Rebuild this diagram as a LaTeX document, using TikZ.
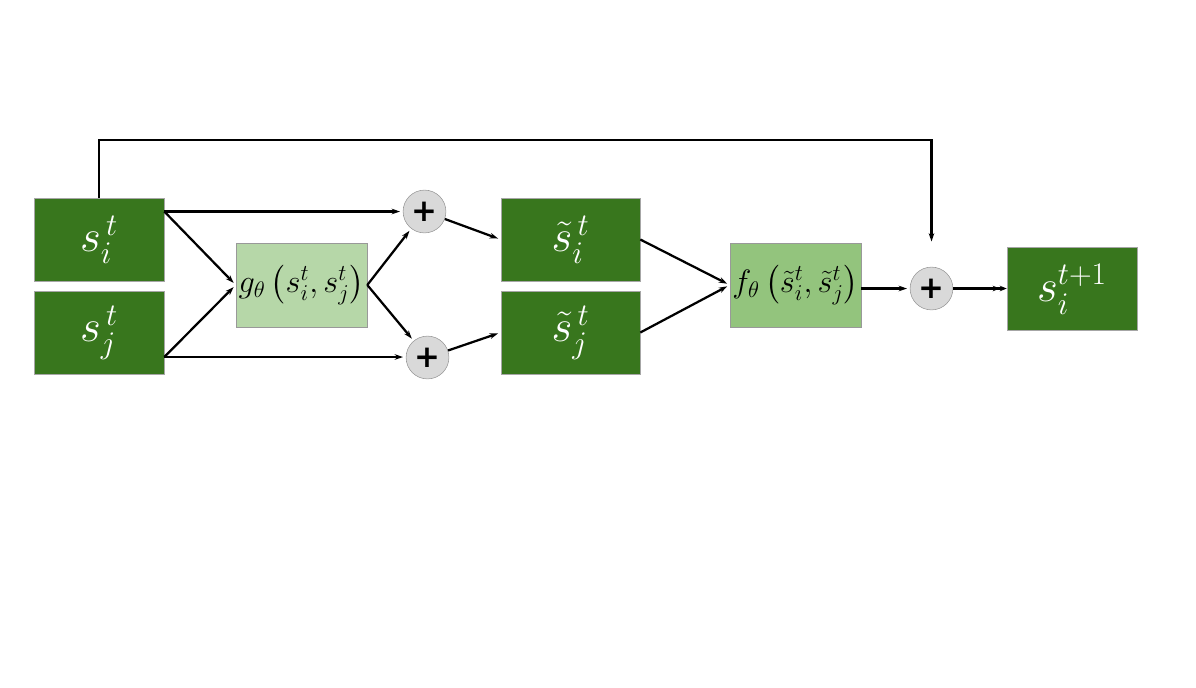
\RequirePackage{fix-cm}
\documentclass[tikz,border=0pt]{standalone}
\usepackage{amsmath,amssymb}
\usepackage{fontspec}
\newfontfamily\plusfont{DejaVu Sans}
\usepackage{tikz}
\usetikzlibrary{arrows.meta,positioning,calc}
\definecolor{stategreen}{HTML}{38761D}
\definecolor{gboxgreen}{HTML}{B6D7A8}
\definecolor{fboxgreen}{HTML}{93C47D}
\definecolor{sumgray}{HTML}{D9D9D9}

\begin{document}
\begin{tikzpicture}[
  x=0.025cm, y=-0.025cm,
  statebox/.style={draw=gray!70, fill=stategreen, text=white, minimum width=3.25cm, minimum height=2.075cm, inner sep=0pt, font=\fontsize{32}{36}\selectfont},
  netbox/.style={draw=gray!80, minimum width=3.275cm, minimum height=2.1cm, inner sep=0pt, font=\fontsize{23}{26}\selectfont},
  sumnode/.style={circle, draw=gray!80, fill=sumgray, minimum size=1.07cm, inner sep=0pt, font=\fontsize{22}{24}\selectfont\plusfont\bfseries},
  arr/.style={-{Stealth[length=6pt,width=4pt]}, line width=1.6pt, shorten >=2pt},
  dblarr/.style={-{Stealth[length=5pt,width=4pt]Stealth[length=5pt,width=4pt]}, line width=1.6pt}
]
\useasboundingbox (0,0) rectangle (1196,687);

% Inputs
\node[statebox] (si) at (99,239.5) {$s_i^{\,t}$};
\node[statebox] (sj) at (99,332.5) {$s_j^{\,t}$};

% Pairwise function
\node[netbox, fill=gboxgreen] (g) at (301.5,285) {$g_\theta\left(s_i^t, s_j^t\right)$};

% Sums
\node[sumnode] (p1) at (424.5,211.5) {+};
\node[sumnode] (p2) at (427.5,357.5) {+};

% Updated states
\node[statebox, minimum width=3.475cm] (tsi) at (570.5,239.5) {$\tilde{s}_i^{\,t}$};
\node[statebox, minimum width=3.475cm] (tsj) at (570.5,332.5) {$\tilde{s}_j^{\,t}$};

% Update function
\node[netbox, fill=fboxgreen] (f) at (795.5,285) {$f_\theta\left(\tilde{s}_i^t, \tilde{s}_j^t\right)$};

% Residual sum and output
\node[sumnode] (p3) at (931.5,288.5) {+};
\node[statebox] (out) at (1072,289) {$s_i^{t+1}$};

% Corner points
\coordinate (siout) at ($(si.east)+(0,-28)$);
\coordinate (sjout) at ($(sj.east)+(0,24.5)$);
\coordinate (top) at (99,140);

% Arrows
\draw[arr] (siout) -- (siout -| p1.west);
\draw[arr] (siout) -- (g.west);
\draw[arr] (sjout) -- (g.west);
\draw[arr] (sjout) -- (sjout -| p2.west);
\draw[arr] (g.east) -- (p1);
\draw[arr] (g.east) -- (p2);
\draw[arr] (p1) -- (tsi.west);
\draw[arr] (p2) -- (tsj.west);
\draw[arr] (tsi.east) -- (f.west);
\draw[arr] (tsj.east) -- (f.west);
\draw[arr] (f.east |- p3.west) -- (p3.west);
\draw[dblarr] (p3.east) -- (p3.east -| out.west);
\draw[arr, shorten >=18pt] (si.north) -- (top) -| (p3.north);

\end{tikzpicture}
\end{document}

WHAT TO PRODUCE :: Copy each line in full and exactly, omitting any picture.

COMPLETE OUTPUT ::
Rebuild this diagram as a LaTeX document, using TikZ.
\RequirePackage{fix-cm}
\documentclass[tikz,border=0pt]{standalone}
\usepackage{amsmath,amssymb}
\usepackage{fontspec}
\newfontfamily\plusfont{DejaVu Sans}
\usepackage{tikz}
\usetikzlibrary{arrows.meta,positioning,calc}
\definecolor{stategreen}{HTML}{38761D}
\definecolor{gboxgreen}{HTML}{B6D7A8}
\definecolor{fboxgreen}{HTML}{93C47D}
\definecolor{sumgray}{HTML}{D9D9D9}

\begin{document}
\begin{tikzpicture}[
  x=0.025cm, y=-0.025cm,
  statebox/.style={draw=gray!70, fill=stategreen, text=white, minimum width=3.25cm, minimum height=2.075cm, inner sep=0pt, font=\fontsize{32}{36}\selectfont},
  netbox/.style={draw=gray!80, minimum width=3.275cm, minimum height=2.1cm, inner sep=0pt, font=\fontsize{23}{26}\selectfont},
  sumnode/.style={circle, draw=gray!80, fill=sumgray, minimum size=1.07cm, inner sep=0pt, font=\fontsize{22}{24}\selectfont\plusfont\bfseries},
  arr/.style={-{Stealth[length=6pt,width=4pt]}, line width=1.6pt, shorten >=2pt},
  dblarr/.style={-{Stealth[length=5pt,width=4pt]Stealth[length=5pt,width=4pt]}, line width=1.6pt}
]
\useasboundingbox (0,0) rectangle (1196,687);

% Inputs
\node[statebox] (si) at (99,239.5) {$s_i^{\,t}$};
\node[statebox] (sj) at (99,332.5) {$s_j^{\,t}$};

% Pairwise function
\node[netbox, fill=gboxgreen] (g) at (301.5,285) {$g_\theta\left(s_i^t, s_j^t\right)$};

% Sums
\node[sumnode] (p1) at (424.5,211.5) {+};
\node[sumnode] (p2) at (427.5,357.5) {+};

% Updated states
\node[statebox, minimum width=3.475cm] (tsi) at (570.5,239.5) {$\tilde{s}_i^{\,t}$};
\node[statebox, minimum width=3.475cm] (tsj) at (570.5,332.5) {$\tilde{s}_j^{\,t}$};

% Update function
\node[netbox, fill=fboxgreen] (f) at (795.5,285) {$f_\theta\left(\tilde{s}_i^t, \tilde{s}_j^t\right)$};

% Residual sum and output
\node[sumnode] (p3) at (931.5,288.5) {+};
\node[statebox] (out) at (1072,289) {$s_i^{t+1}$};

% Corner points
\coordinate (siout) at ($(si.east)+(0,-28)$);
\coordinate (sjout) at ($(sj.east)+(0,24.5)$);
\coordinate (top) at (99,140);

% Arrows
\draw[arr] (siout) -- (siout -| p1.west);
\draw[arr] (siout) -- (g.west);
\draw[arr] (sjout) -- (g.west);
\draw[arr] (sjout) -- (sjout -| p2.west);
\draw[arr] (g.east) -- (p1);
\draw[arr] (g.east) -- (p2);
\draw[arr] (p1) -- (tsi.west);
\draw[arr] (p2) -- (tsj.west);
\draw[arr] (tsi.east) -- (f.west);
\draw[arr] (tsj.east) -- (f.west);
\draw[arr] (f.east |- p3.west) -- (p3.west);
\draw[dblarr] (p3.east) -- (p3.east -| out.west);
\draw[arr, shorten >=18pt] (si.north) -- (top) -| (p3.north);

\end{tikzpicture}
\end{document}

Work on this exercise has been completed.